_TASK INSTRUCTIONS_:
Write out the listing below exactly, and omit any images you find in it.

_INFORMATION PROVIDED_:
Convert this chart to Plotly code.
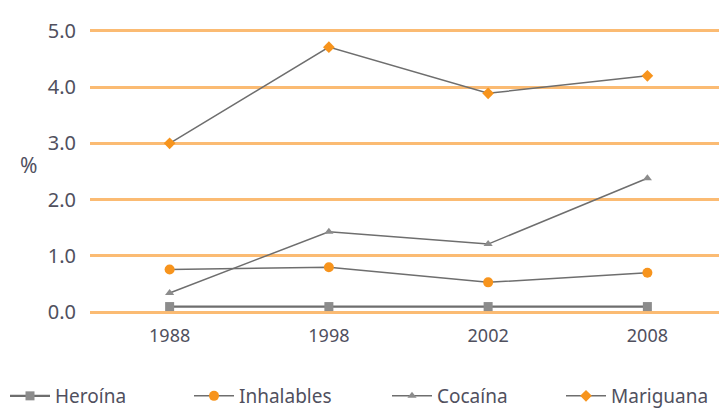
import plotly.graph_objects as go

years = ["1988", "1998", "2002", "2008"]
heroina = [0.1, 0.1, 0.1, 0.1]
inhalables = [0.76, 0.8, 0.53, 0.7]
cocaina = [0.34, 1.43, 1.21, 2.38]
mariguana = [3.0, 4.71, 3.89, 4.2]
y_ticks = [0, 1, 2, 3, 4, 5]
y_labels = ["0.0", "1.0", "2.0", "3.0", "4.0", "5.0"]

LINE = "#6e6e6e"
ORANGE = "#f7941d"
GRAYM = "#8c8c8c"
TXT = "#50505e"
FONT = "Noto Sans"

OFF = 8  # page body margin
W, H = 727, 409
ML, MR, MT, MB = 90 - OFF, OFF, 28 - OFF, 94 + OFF
PW = W - ML - MR
PH = H - MT - MB


def px2x(px):
    return (px - OFF - ML) / PW


def px2y(py):
    return (H - MB - (py - OFF)) / PH


fig = go.Figure()
fig.add_trace(go.Scatter(x=years, y=heroina, name="Heroína", mode="lines+markers",
                         line=dict(color=LINE, width=2.2), legend="legend",
                         marker=dict(symbol="square", size=9, color=GRAYM)))
fig.add_trace(go.Scatter(x=years, y=inhalables, name="Inhalables", mode="lines+markers",
                         line=dict(color=LINE, width=1.5), legend="legend2",
                         marker=dict(symbol="circle", size=10, color=ORANGE)))
fig.add_trace(go.Scatter(x=years, y=cocaina, name="Cocaína", mode="lines+markers",
                         line=dict(color=LINE, width=1.5), legend="legend3",
                         marker=dict(symbol="triangle-up", size=8, color=GRAYM)))
fig.add_trace(go.Scatter(x=years, y=mariguana, name="Mariguana", mode="lines+markers",
                         line=dict(color=LINE, width=1.5), legend="legend4",
                         marker=dict(symbol="diamond", size=9, color=ORANGE)))

leg_font = dict(family=FONT, size=19, color=TXT)
leg_common = dict(orientation="h", yanchor="middle", xanchor="left",
                  itemwidth=40, font=leg_font, bgcolor="rgba(0,0,0,0)")
legend_px = [5, 189, 387, 561]

fig.update_layout(
    width=W, height=H,
    margin=dict(l=ML, r=MR, t=MT, b=MB, autoexpand=False),
    paper_bgcolor="white", plot_bgcolor="white",
    font=dict(family=FONT, color=TXT),
    showlegend=True,
    legend=dict(x=px2x(legend_px[0]), y=px2y(396), **leg_common),
    legend2=dict(x=px2x(legend_px[1]), y=px2y(396), **leg_common),
    legend3=dict(x=px2x(legend_px[2]), y=px2y(396), **leg_common),
    legend4=dict(x=px2x(legend_px[3]), y=px2y(396), **leg_common),
    xaxis=dict(type="category", range=[-0.5, 3.5], showgrid=False, zeroline=False,
               showline=False, ticks="", ticklabelstandoff=8,
               tickfont=dict(size=18, color=TXT)),
    yaxis=dict(range=[-0.05, 5.05], tickvals=y_ticks, ticktext=y_labels,
               showgrid=True, gridcolor="#fbbb73", gridwidth=2.5, zeroline=False,
               showline=False, ticks="", ticklabelstandoff=13,
               tickfont=dict(size=20, color=TXT)),
    annotations=[dict(text="%", x=px2x(28), y=px2y(165), xref="paper", yref="paper",
                      showarrow=False, xanchor="center", yanchor="middle",
                      font=dict(size=21, color=TXT))],
)

fig.write_html("out.html")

_RESPONSE TO THIS EXERCISE_:
Convert this chart to Plotly code.
import plotly.graph_objects as go

years = ["1988", "1998", "2002", "2008"]
heroina = [0.1, 0.1, 0.1, 0.1]
inhalables = [0.76, 0.8, 0.53, 0.7]
cocaina = [0.34, 1.43, 1.21, 2.38]
mariguana = [3.0, 4.71, 3.89, 4.2]
y_ticks = [0, 1, 2, 3, 4, 5]
y_labels = ["0.0", "1.0", "2.0", "3.0", "4.0", "5.0"]

LINE = "#6e6e6e"
ORANGE = "#f7941d"
GRAYM = "#8c8c8c"
TXT = "#50505e"
FONT = "Noto Sans"

OFF = 8  # page body margin
W, H = 727, 409
ML, MR, MT, MB = 90 - OFF, OFF, 28 - OFF, 94 + OFF
PW = W - ML - MR
PH = H - MT - MB


def px2x(px):
    return (px - OFF - ML) / PW


def px2y(py):
    return (H - MB - (py - OFF)) / PH


fig = go.Figure()
fig.add_trace(go.Scatter(x=years, y=heroina, name="Heroína", mode="lines+markers",
                         line=dict(color=LINE, width=2.2), legend="legend",
                         marker=dict(symbol="square", size=9, color=GRAYM)))
fig.add_trace(go.Scatter(x=years, y=inhalables, name="Inhalables", mode="lines+markers",
                         line=dict(color=LINE, width=1.5), legend="legend2",
                         marker=dict(symbol="circle", size=10, color=ORANGE)))
fig.add_trace(go.Scatter(x=years, y=cocaina, name="Cocaína", mode="lines+markers",
                         line=dict(color=LINE, width=1.5), legend="legend3",
                         marker=dict(symbol="triangle-up", size=8, color=GRAYM)))
fig.add_trace(go.Scatter(x=years, y=mariguana, name="Mariguana", mode="lines+markers",
                         line=dict(color=LINE, width=1.5), legend="legend4",
                         marker=dict(symbol="diamond", size=9, color=ORANGE)))

leg_font = dict(family=FONT, size=19, color=TXT)
leg_common = dict(orientation="h", yanchor="middle", xanchor="left",
                  itemwidth=40, font=leg_font, bgcolor="rgba(0,0,0,0)")
legend_px = [5, 189, 387, 561]

fig.update_layout(
    width=W, height=H,
    margin=dict(l=ML, r=MR, t=MT, b=MB, autoexpand=False),
    paper_bgcolor="white", plot_bgcolor="white",
    font=dict(family=FONT, color=TXT),
    showlegend=True,
    legend=dict(x=px2x(legend_px[0]), y=px2y(396), **leg_common),
    legend2=dict(x=px2x(legend_px[1]), y=px2y(396), **leg_common),
    legend3=dict(x=px2x(legend_px[2]), y=px2y(396), **leg_common),
    legend4=dict(x=px2x(legend_px[3]), y=px2y(396), **leg_common),
    xaxis=dict(type="category", range=[-0.5, 3.5], showgrid=False, zeroline=False,
               showline=False, ticks="", ticklabelstandoff=8,
               tickfont=dict(size=18, color=TXT)),
    yaxis=dict(range=[-0.05, 5.05], tickvals=y_ticks, ticktext=y_labels,
               showgrid=True, gridcolor="#fbbb73", gridwidth=2.5, zeroline=False,
               showline=False, ticks="", ticklabelstandoff=13,
               tickfont=dict(size=20, color=TXT)),
    annotations=[dict(text="%", x=px2x(28), y=px2y(165), xref="paper", yref="paper",
                      showarrow=False, xanchor="center", yanchor="middle",
                      font=dict(size=21, color=TXT))],
)

fig.write_html("out.html")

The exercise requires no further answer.